◆ **Material**:
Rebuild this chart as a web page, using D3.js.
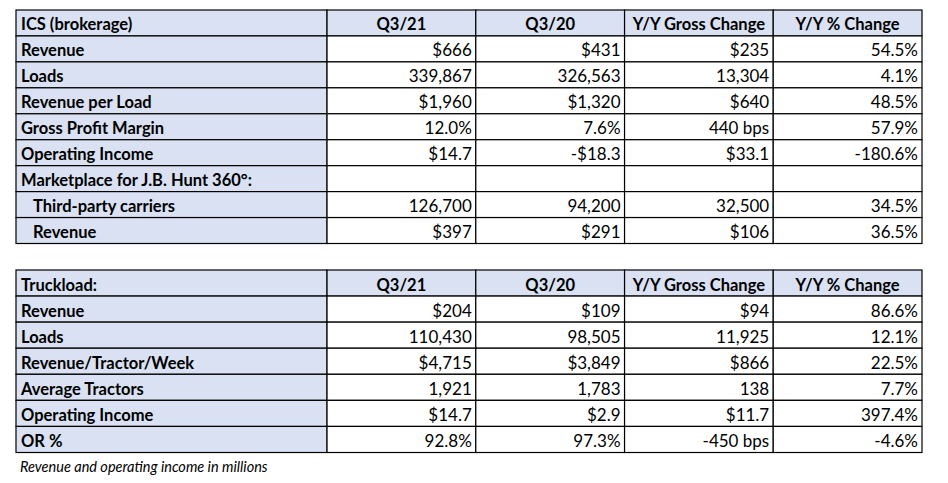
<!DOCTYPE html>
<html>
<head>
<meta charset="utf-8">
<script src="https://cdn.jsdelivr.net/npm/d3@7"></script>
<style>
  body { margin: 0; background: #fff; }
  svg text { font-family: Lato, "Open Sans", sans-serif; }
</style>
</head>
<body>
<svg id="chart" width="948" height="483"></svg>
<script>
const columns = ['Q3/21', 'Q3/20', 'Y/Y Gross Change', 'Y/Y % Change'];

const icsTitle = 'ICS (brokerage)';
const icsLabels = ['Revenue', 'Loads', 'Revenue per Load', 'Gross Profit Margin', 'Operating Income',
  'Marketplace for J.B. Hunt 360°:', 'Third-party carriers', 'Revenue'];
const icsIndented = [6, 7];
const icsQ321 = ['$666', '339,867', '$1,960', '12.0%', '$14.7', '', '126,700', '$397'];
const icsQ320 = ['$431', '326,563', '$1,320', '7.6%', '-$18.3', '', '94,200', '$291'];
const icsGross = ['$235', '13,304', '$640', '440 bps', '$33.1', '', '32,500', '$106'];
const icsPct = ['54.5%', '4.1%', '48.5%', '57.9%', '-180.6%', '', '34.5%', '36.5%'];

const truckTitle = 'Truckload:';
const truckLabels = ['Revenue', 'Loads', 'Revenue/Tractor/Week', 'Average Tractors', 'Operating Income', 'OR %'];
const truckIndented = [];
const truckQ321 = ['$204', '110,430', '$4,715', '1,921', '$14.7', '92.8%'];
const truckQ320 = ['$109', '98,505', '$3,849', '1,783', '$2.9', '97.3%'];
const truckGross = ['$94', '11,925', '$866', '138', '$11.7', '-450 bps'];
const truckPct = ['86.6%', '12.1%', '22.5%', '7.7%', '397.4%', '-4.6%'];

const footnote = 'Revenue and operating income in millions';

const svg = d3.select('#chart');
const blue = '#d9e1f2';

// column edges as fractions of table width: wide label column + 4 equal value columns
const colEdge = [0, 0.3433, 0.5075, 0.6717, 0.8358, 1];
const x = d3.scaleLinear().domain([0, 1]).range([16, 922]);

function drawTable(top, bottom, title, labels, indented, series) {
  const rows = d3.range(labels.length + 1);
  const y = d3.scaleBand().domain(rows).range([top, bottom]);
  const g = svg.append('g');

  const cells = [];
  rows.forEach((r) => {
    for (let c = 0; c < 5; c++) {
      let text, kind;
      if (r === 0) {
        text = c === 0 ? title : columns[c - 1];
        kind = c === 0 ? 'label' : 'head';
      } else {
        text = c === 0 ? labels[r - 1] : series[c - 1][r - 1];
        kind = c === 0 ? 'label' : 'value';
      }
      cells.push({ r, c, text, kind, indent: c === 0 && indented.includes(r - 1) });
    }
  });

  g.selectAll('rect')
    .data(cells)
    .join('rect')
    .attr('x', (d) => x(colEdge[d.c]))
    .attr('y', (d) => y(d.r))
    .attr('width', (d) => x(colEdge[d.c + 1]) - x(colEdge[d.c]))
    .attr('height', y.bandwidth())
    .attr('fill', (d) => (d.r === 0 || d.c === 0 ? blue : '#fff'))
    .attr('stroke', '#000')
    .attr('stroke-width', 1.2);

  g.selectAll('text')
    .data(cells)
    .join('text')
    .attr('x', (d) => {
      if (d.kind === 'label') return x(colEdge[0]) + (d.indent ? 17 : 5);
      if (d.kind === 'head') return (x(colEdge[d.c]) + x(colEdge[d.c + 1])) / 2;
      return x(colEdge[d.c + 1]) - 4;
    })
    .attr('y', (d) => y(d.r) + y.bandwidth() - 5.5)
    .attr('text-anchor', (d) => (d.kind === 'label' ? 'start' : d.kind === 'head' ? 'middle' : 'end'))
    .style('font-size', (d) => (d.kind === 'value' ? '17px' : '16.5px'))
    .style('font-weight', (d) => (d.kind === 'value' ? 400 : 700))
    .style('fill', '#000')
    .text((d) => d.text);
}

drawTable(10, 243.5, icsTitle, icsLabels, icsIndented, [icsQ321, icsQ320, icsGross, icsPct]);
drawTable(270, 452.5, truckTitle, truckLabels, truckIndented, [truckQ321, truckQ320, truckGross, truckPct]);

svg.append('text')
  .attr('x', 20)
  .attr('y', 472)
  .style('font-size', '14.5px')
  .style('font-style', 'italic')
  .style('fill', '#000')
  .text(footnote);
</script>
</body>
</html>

◆ **What you are asked to do**:
Each line of the data is to be duplicated exactly; pictures stay out of the copy.

◆ **Output below**:
Rebuild this chart as a web page, using D3.js.
<!DOCTYPE html>
<html>
<head>
<meta charset="utf-8">
<script src="https://cdn.jsdelivr.net/npm/d3@7"></script>
<style>
  body { margin: 0; background: #fff; }
  svg text { font-family: Lato, "Open Sans", sans-serif; }
</style>
</head>
<body>
<svg id="chart" width="948" height="483"></svg>
<script>
const columns = ['Q3/21', 'Q3/20', 'Y/Y Gross Change', 'Y/Y % Change'];

const icsTitle = 'ICS (brokerage)';
const icsLabels = ['Revenue', 'Loads', 'Revenue per Load', 'Gross Profit Margin', 'Operating Income',
  'Marketplace for J.B. Hunt 360°:', 'Third-party carriers', 'Revenue'];
const icsIndented = [6, 7];
const icsQ321 = ['$666', '339,867', '$1,960', '12.0%', '$14.7', '', '126,700', '$397'];
const icsQ320 = ['$431', '326,563', '$1,320', '7.6%', '-$18.3', '', '94,200', '$291'];
const icsGross = ['$235', '13,304', '$640', '440 bps', '$33.1', '', '32,500', '$106'];
const icsPct = ['54.5%', '4.1%', '48.5%', '57.9%', '-180.6%', '', '34.5%', '36.5%'];

const truckTitle = 'Truckload:';
const truckLabels = ['Revenue', 'Loads', 'Revenue/Tractor/Week', 'Average Tractors', 'Operating Income', 'OR %'];
const truckIndented = [];
const truckQ321 = ['$204', '110,430', '$4,715', '1,921', '$14.7', '92.8%'];
const truckQ320 = ['$109', '98,505', '$3,849', '1,783', '$2.9', '97.3%'];
const truckGross = ['$94', '11,925', '$866', '138', '$11.7', '-450 bps'];
const truckPct = ['86.6%', '12.1%', '22.5%', '7.7%', '397.4%', '-4.6%'];

const footnote = 'Revenue and operating income in millions';

const svg = d3.select('#chart');
const blue = '#d9e1f2';

// column edges as fractions of table width: wide label column + 4 equal value columns
const colEdge = [0, 0.3433, 0.5075, 0.6717, 0.8358, 1];
const x = d3.scaleLinear().domain([0, 1]).range([16, 922]);

function drawTable(top, bottom, title, labels, indented, series) {
  const rows = d3.range(labels.length + 1);
  const y = d3.scaleBand().domain(rows).range([top, bottom]);
  const g = svg.append('g');

  const cells = [];
  rows.forEach((r) => {
    for (let c = 0; c < 5; c++) {
      let text, kind;
      if (r === 0) {
        text = c === 0 ? title : columns[c - 1];
        kind = c === 0 ? 'label' : 'head';
      } else {
        text = c === 0 ? labels[r - 1] : series[c - 1][r - 1];
        kind = c === 0 ? 'label' : 'value';
      }
      cells.push({ r, c, text, kind, indent: c === 0 && indented.includes(r - 1) });
    }
  });

  g.selectAll('rect')
    .data(cells)
    .join('rect')
    .attr('x', (d) => x(colEdge[d.c]))
    .attr('y', (d) => y(d.r))
    .attr('width', (d) => x(colEdge[d.c + 1]) - x(colEdge[d.c]))
    .attr('height', y.bandwidth())
    .attr('fill', (d) => (d.r === 0 || d.c === 0 ? blue : '#fff'))
    .attr('stroke', '#000')
    .attr('stroke-width', 1.2);

  g.selectAll('text')
    .data(cells)
    .join('text')
    .attr('x', (d) => {
      if (d.kind === 'label') return x(colEdge[0]) + (d.indent ? 17 : 5);
      if (d.kind === 'head') return (x(colEdge[d.c]) + x(colEdge[d.c + 1])) / 2;
      return x(colEdge[d.c + 1]) - 4;
    })
    .attr('y', (d) => y(d.r) + y.bandwidth() - 5.5)
    .attr('text-anchor', (d) => (d.kind === 'label' ? 'start' : d.kind === 'head' ? 'middle' : 'end'))
    .style('font-size', (d) => (d.kind === 'value' ? '17px' : '16.5px'))
    .style('font-weight', (d) => (d.kind === 'value' ? 400 : 700))
    .style('fill', '#000')
    .text((d) => d.text);
}

drawTable(10, 243.5, icsTitle, icsLabels, icsIndented, [icsQ321, icsQ320, icsGross, icsPct]);
drawTable(270, 452.5, truckTitle, truckLabels, truckIndented, [truckQ321, truckQ320, truckGross, truckPct]);

svg.append('text')
  .attr('x', 20)
  .attr('y', 472)
  .style('font-size', '14.5px')
  .style('font-style', 'italic')
  .style('fill', '#000')
  .text(footnote);
</script>
</body>
</html>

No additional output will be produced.